Now to ponder what my dream categories would be...

Sunday, February 13, 2005

Cry me a river

Soo, went to the big live No Limit Texas Hold'em tournament yesterday.

I was feeling confident, having played in some of these live tournaments and quite a few homegames now. I no longer feel nervous handling chips or the "procedures" of a game (keeping track of blinds, ruling hands, shuffling'n'dealing). Also, I was hoping for Good Karma, since I helped an elderly woman with a walking stick off with her luggage on the train I took.

We start, 45 players, with 1500 in chips each. I soon manage to double that to more than 3000, even being the one who knocked out the second player to be knocked out. I think... Have to focus on my game, not the other tables.

Then the crippling hand. I get QQ on hand. The flop comes JJJ! Full house! But a player before me bets two times the big blind, so I have to be careful. He might have a pair on hand too, I think, or maybe an ace kicker, or bluffing. The turn and river aren't spectacular but we both bet much, however not nearing all-in. Showdown: He has the fourth Jack, played nicely. Now I'm down to 1000.

I was moved to another table to keep them balanced. I have 775 in chips, big blind is 300 and when I'm under the gun I get JTo. I call and nobody raises. The flop gives me a pair of Jacks and I go all-in with the remaining 475. Two callers, the guy immediately to the left of me (who by the way won the last tournament) and the guy immediately to my right. The turn is checked and at the river (a three) the guy to my right bets, the guy to my left folds. Showdown: He had 35 on hand, had flopped a pair of fives, and gotten two pair on the river, beating my one pair. I had him beat 'til the river!
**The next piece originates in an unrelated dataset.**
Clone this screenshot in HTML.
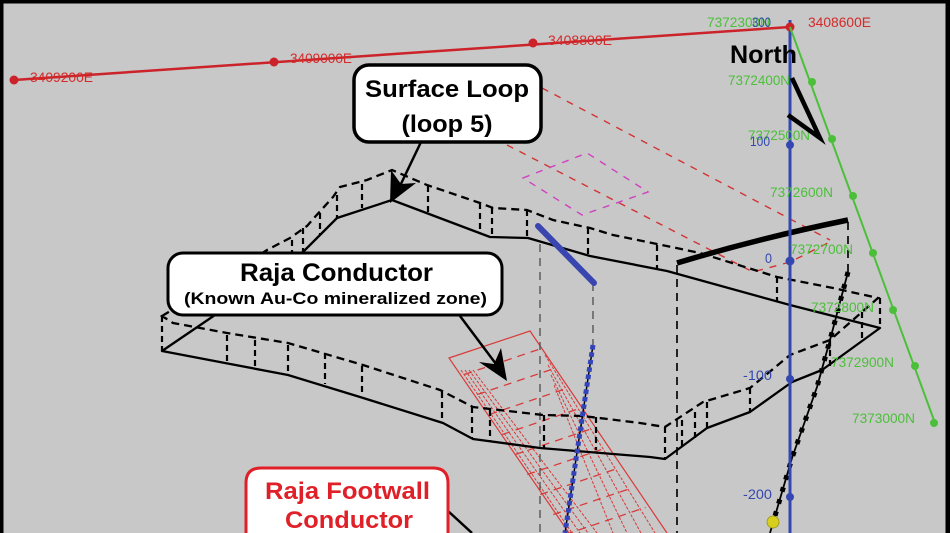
<!DOCTYPE html>
<html><head><meta charset="utf-8"><style>
html,body{margin:0;padding:0;background:#c8c8c8;width:950px;height:533px;overflow:hidden;}
svg{display:block;}
text{font-family:"Liberation Sans",Arial,sans-serif;}
</style></head><body>
<svg width="950" height="533" viewBox="0 0 950 533" xmlns="http://www.w3.org/2000/svg">
<rect x="0" y="0" width="950" height="533" fill="#c8c8c8"/>
<defs>
<clipPath id="pl"><polygon points="449,358 530,331 680,560 580,560"/></clipPath>
<clipPath id="fr"><rect x="0" y="0" width="950" height="533"/></clipPath>
</defs>
<g clip-path="url(#fr)">

<!-- red conductor plate -->
<g clip-path="url(#pl)" fill="none" stroke="#d83a3a">
<g stroke-width="1.3" stroke-dasharray="8 6">
<line x1="451" y1="379" x2="611" y2="325"/>
<line x1="464" y1="399" x2="624" y2="345"/>
<line x1="476" y1="419" x2="636" y2="365"/>
<line x1="489" y1="439" x2="649" y2="385"/>
<line x1="502" y1="459" x2="662" y2="405"/>
<line x1="514" y1="479" x2="674" y2="425"/>
<line x1="527" y1="499" x2="687" y2="445"/>
<line x1="540" y1="519" x2="700" y2="465"/>
<line x1="552" y1="539" x2="712" y2="485"/>
</g>
</g>
<g fill="none" stroke="#d83a3a" stroke-width="1" stroke-dasharray="3 1.5">
<line x1="461" y1="370" x2="572" y2="533"/>
<line x1="465" y1="370" x2="580" y2="533"/>
<line x1="469" y1="370" x2="588" y2="533"/>
<line x1="473" y1="370" x2="597" y2="533"/>
<line x1="545" y1="355" x2="655" y2="533"/>
<line x1="548" y1="365" x2="641" y2="533"/>
<line x1="551" y1="375" x2="627" y2="533"/>
<line x1="554" y1="385" x2="613" y2="533"/>
</g>
<polyline points="569,533 449,358 530,331 667,533" fill="none" stroke="#d83a3a" stroke-width="1.2"/>

<!-- red dashed loop -->
<g fill="none" stroke="#d23434" stroke-width="1.4" stroke-dasharray="7 7">
<polyline points="507,145 753,272 790,262 830,242"/>
<line x1="542" y1="88" x2="830" y2="240"/>
</g>
<!-- magenta rhombus -->
<polygon points="523,178 587,153 648,192 582,215" fill="none" stroke="#d040c0" stroke-width="1.4" stroke-dasharray="7 7"/>

<!-- long grey dashed verticals -->
<g stroke="#555" stroke-width="1.4" stroke-dasharray="8 6" fill="none">
<line x1="540" y1="244" x2="540" y2="533"/>
<line x1="593" y1="283" x2="593" y2="345"/>
</g>
<g stroke="#111" stroke-width="1.8" stroke-dasharray="8 6" fill="none">
<line x1="677" y1="265" x2="677" y2="533"/>
<line x1="848" y1="222" x2="848" y2="272"/>
</g>

<!-- loop solid -->
<polygon points="162,351 215,315 267,282 305,250 337,218 392,200 490,237 528,238 590,256 667,271 790,305 880,328 822,370 792,382 750,412 707,428 665,459 650,457 540,448 473,439 443,423 360,397 288,375 225,363" fill="none" stroke="#000" stroke-width="2.3" stroke-linejoin="round"/>
<!-- loop dashed -->
<polygon points="162,316 215,284 267,250 290,238 307,226 314,218 333,197 340,187 367,180 392,170 427,185 480,203 493,208 527,210 553,220 590,228 613,235 657,244 700,253 777,277 833,288 878,298 830,340 790,355 750,388 703,402 665,427 640,423 583,416 543,415 473,407 440,390 363,365 288,343 227,333 173,323" fill="none" stroke="#000" stroke-width="2.3" stroke-dasharray="8 5"/>
<!-- ticks -->
<g stroke="#000" stroke-width="2.2" stroke-dasharray="6 4" fill="none">
<line x1="162" y1="316" x2="162" y2="351"/>
<line x1="227" y1="335" x2="227" y2="363"/>
<line x1="255" y1="340" x2="255" y2="369"/>
<line x1="288" y1="345" x2="288" y2="375"/>
<line x1="325" y1="353" x2="325" y2="384"/>
<line x1="362" y1="366" x2="362" y2="396"/>
<line x1="442" y1="392" x2="442" y2="423"/>
<line x1="472" y1="407" x2="472" y2="438"/>
<line x1="490" y1="410" x2="490" y2="441"/>
<line x1="544" y1="415" x2="544" y2="448"/>
<line x1="596" y1="417" x2="596" y2="450"/>
<line x1="665" y1="427" x2="665" y2="458"/>
<line x1="682" y1="420" x2="682" y2="448"/>
<line x1="695" y1="412" x2="695" y2="438"/>
<line x1="707" y1="402" x2="707" y2="428"/>
<line x1="750" y1="388" x2="750" y2="412"/>
<line x1="830" y1="340" x2="830" y2="368"/>
<line x1="862" y1="312" x2="862" y2="341"/>
<line x1="880" y1="298" x2="880" y2="328"/>
<line x1="292" y1="240" x2="292" y2="262"/>
<line x1="303" y1="228" x2="303" y2="251"/>
<line x1="320" y1="213" x2="320" y2="235"/>
<line x1="337" y1="195" x2="337" y2="219"/>
<line x1="362" y1="184" x2="362" y2="208"/>
<line x1="428" y1="186" x2="428" y2="213"/>
<line x1="480" y1="203" x2="480" y2="233"/>
<line x1="492" y1="208" x2="492" y2="237"/>
<line x1="527" y1="210" x2="527" y2="238"/>
<line x1="588" y1="228" x2="588" y2="256"/>
<line x1="657" y1="245" x2="657" y2="269"/>
<line x1="777" y1="277" x2="777" y2="301"/>
</g>

<!-- thick black -->
<path d="M677,263 Q760,238 848,220" fill="none" stroke="#000" stroke-width="5.5"/>

<!-- blue drill hole -->
<line x1="538" y1="226" x2="594" y2="283" stroke="#3a46b0" stroke-width="6" stroke-linecap="round"/>
<line x1="593" y1="345" x2="565" y2="533" stroke="#000" stroke-width="1.5"/>
<line x1="593" y1="345" x2="565" y2="533" stroke="#3344bb" stroke-width="5" stroke-dasharray="4.5 3"/>

<!-- black drill hole -->
<polyline points="848,272 830,340 817,387 792,458 770,533" fill="none" stroke="#000" stroke-width="1.8"/>
<polyline points="848,272 830,340 817,387 792,458 770,533" fill="none" stroke="#000" stroke-width="5" stroke-dasharray="4.5 8"/>

<!-- blue vertical -->
<line x1="790" y1="20" x2="790" y2="533" stroke="#3447b0" stroke-width="3"/>
<g fill="#3447b0">
<circle cx="790" cy="145" r="4"/><circle cx="790" cy="261" r="4.5"/><circle cx="790" cy="379" r="4"/><circle cx="790" cy="497" r="4"/>
</g>
<circle cx="773" cy="522" r="6" fill="#d6cf1e" stroke="#9a9410" stroke-width="0.8"/>

<!-- red easting line -->
<line x1="14" y1="80" x2="790" y2="27" stroke="#cc2229" stroke-width="2.5"/>
<g fill="#cc2229">
<circle cx="14" cy="80" r="4.5"/><circle cx="274" cy="62" r="4.5"/><circle cx="533" cy="43" r="4.5"/><circle cx="790" cy="27" r="4.5"/>
</g>
<g fill="#d42a2a" font-size="14">
<text x="30" y="82" textLength="63" lengthAdjust="spacingAndGlyphs">3409200E</text>
<text x="290" y="63" textLength="62" lengthAdjust="spacingAndGlyphs">3409000E</text>
<text x="548" y="45" textLength="64" lengthAdjust="spacingAndGlyphs">3408800E</text>
<text x="808" y="27" textLength="63" lengthAdjust="spacingAndGlyphs">3408600E</text>
</g>

<!-- green northing line -->
<line x1="790" y1="27" x2="935" y2="423" stroke="#4cbf3a" stroke-width="2"/>
<g fill="#4cbf3a">
<circle cx="812" cy="82" r="4"/><circle cx="832" cy="139" r="4"/><circle cx="853" cy="196" r="4"/><circle cx="873" cy="253" r="4"/><circle cx="893" cy="310" r="4"/><circle cx="915" cy="366" r="4"/><circle cx="934" cy="423" r="4"/>
</g>
<g fill="#4cbf3a" font-size="14">
<text x="707" y="27" textLength="63" lengthAdjust="spacingAndGlyphs">7372300N</text>
<text x="728" y="85" textLength="62" lengthAdjust="spacingAndGlyphs">7372400N</text>
<text x="748" y="140" textLength="62" lengthAdjust="spacingAndGlyphs">7372500N</text>
<text x="770" y="197" textLength="63" lengthAdjust="spacingAndGlyphs">7372600N</text>
<text x="790" y="254" textLength="63" lengthAdjust="spacingAndGlyphs">7372700N</text>
<text x="811" y="312" textLength="63" lengthAdjust="spacingAndGlyphs">7372800N</text>
<text x="831" y="367" textLength="63" lengthAdjust="spacingAndGlyphs">7372900N</text>
<text x="852" y="423" textLength="63" lengthAdjust="spacingAndGlyphs">7373000N</text>
</g>
<g fill="#3447b0" font-size="14">
<text x="752" y="27" textLength="19" lengthAdjust="spacingAndGlyphs">300</text>
<text x="750" y="146" textLength="20" lengthAdjust="spacingAndGlyphs">100</text>
<text x="765" y="263" textLength="7" lengthAdjust="spacingAndGlyphs">0</text>
<text x="743" y="380" textLength="29" lengthAdjust="spacingAndGlyphs">-100</text>
<text x="743" y="499" textLength="29" lengthAdjust="spacingAndGlyphs">-200</text>
</g>

<!-- North -->
<text x="730" y="63" font-size="25" font-weight="bold" fill="#000" textLength="67" lengthAdjust="spacingAndGlyphs">North</text>
<polyline points="792,78 820,138 788,115" fill="none" stroke="#000" stroke-width="4.5" stroke-linejoin="miter"/>

<!-- Surface Loop callout -->
<line x1="421" y1="142" x2="399" y2="188" stroke="#000" stroke-width="2.5"/>
<polygon points="390,203 391,170 401,184 416,183" fill="#000"/>
<rect x="354" y="65" width="187" height="77" rx="15" ry="15" fill="#fff" stroke="#000" stroke-width="3.5"/>
<text x="447" y="97" font-size="24" font-weight="bold" text-anchor="middle" textLength="164" lengthAdjust="spacingAndGlyphs">Surface Loop</text>
<text x="447" y="132" font-size="24" font-weight="bold" text-anchor="middle" textLength="91" lengthAdjust="spacingAndGlyphs">(loop 5)</text>

<!-- Raja Conductor callout -->
<line x1="460" y1="316" x2="496" y2="364" stroke="#000" stroke-width="2.5"/>
<polygon points="507,381 479,362 494,364 501,348" fill="#000"/>
<rect x="168" y="253" width="334" height="62" rx="15" ry="15" fill="#fff" stroke="#000" stroke-width="3"/>
<text x="336.5" y="281" font-size="25" font-weight="bold" text-anchor="middle" textLength="193" lengthAdjust="spacingAndGlyphs">Raja Conductor</text>
<text x="335.5" y="304" font-size="17" font-weight="bold" text-anchor="middle" textLength="303" lengthAdjust="spacingAndGlyphs">(Known Au-Co mineralized zone)</text>

<!-- Raja Footwall callout -->
<line x1="448" y1="511" x2="472" y2="533" stroke="#000" stroke-width="2.5"/>
<path d="M246,533 L246,483 Q246,468 261,468 L433,468 Q448,468 448,483 L448,533" fill="#fff" stroke="#e02028" stroke-width="3"/>
<text x="347.5" y="499" font-size="24" font-weight="bold" fill="#e02028" text-anchor="middle" textLength="165" lengthAdjust="spacingAndGlyphs">Raja Footwall</text>
<text x="349" y="528" font-size="24" font-weight="bold" fill="#e02028" text-anchor="middle" textLength="128" lengthAdjust="spacingAndGlyphs">Conductor</text>

<!-- border -->
<rect x="0" y="0" width="950" height="3.5" fill="#000"/>
<rect x="0" y="0" width="3.5" height="533" fill="#000"/>
<rect x="945.5" y="0" width="4.5" height="533" fill="#000"/>
</g>
</svg>
</body></html>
That is a recurring lament among Hold'em players that are all-in...

So, two significant hands sunk me. 29th place of 45, 8 places paid. But it was, as always, fun. Everybody there knew how to play and everybody tagged along on our "tradition" of everybody applauding when someone is knocked out. By the way, that's a good way of making sure the tournament directors, so to speak, know that someone is knocked out. The two guys who started this whole regional poker tournament didn't play this time, just ran the tournament. We even have a proper poker club now.

At least I have a story to tell this Tuesday at our regular biweekly homegame.

Wednesday, February 02, 2005

Obi-Wan has taught you well

Ouch!

Yesterday we had our li'l biweekly NLTHE poker tournament. Six participants, prize money to first and second place. And it just wouldn't work for me. I made two rebuys, yet I ended up in fourth place. Maybe I shouldn't've done the last rebuy, at that time I wasn't at least the first knocked out. Four rebuys in total, giving money to Mr. MA in first place (he's won two times before) and Mr. MF (second place, has finished last or second to last all the previous times, yay for him). Totally disrespectful to the fact that it's my poker equipment.

I'll never play Queen-Ten as hole cards again.

Oh, well, in less than two weeks I'll participate in a live multitable tournament that has potential for many participants. Maximum 70, last time we were 43. Could work out, could work out... Now I have even more live experience, can play the players, not just the cards.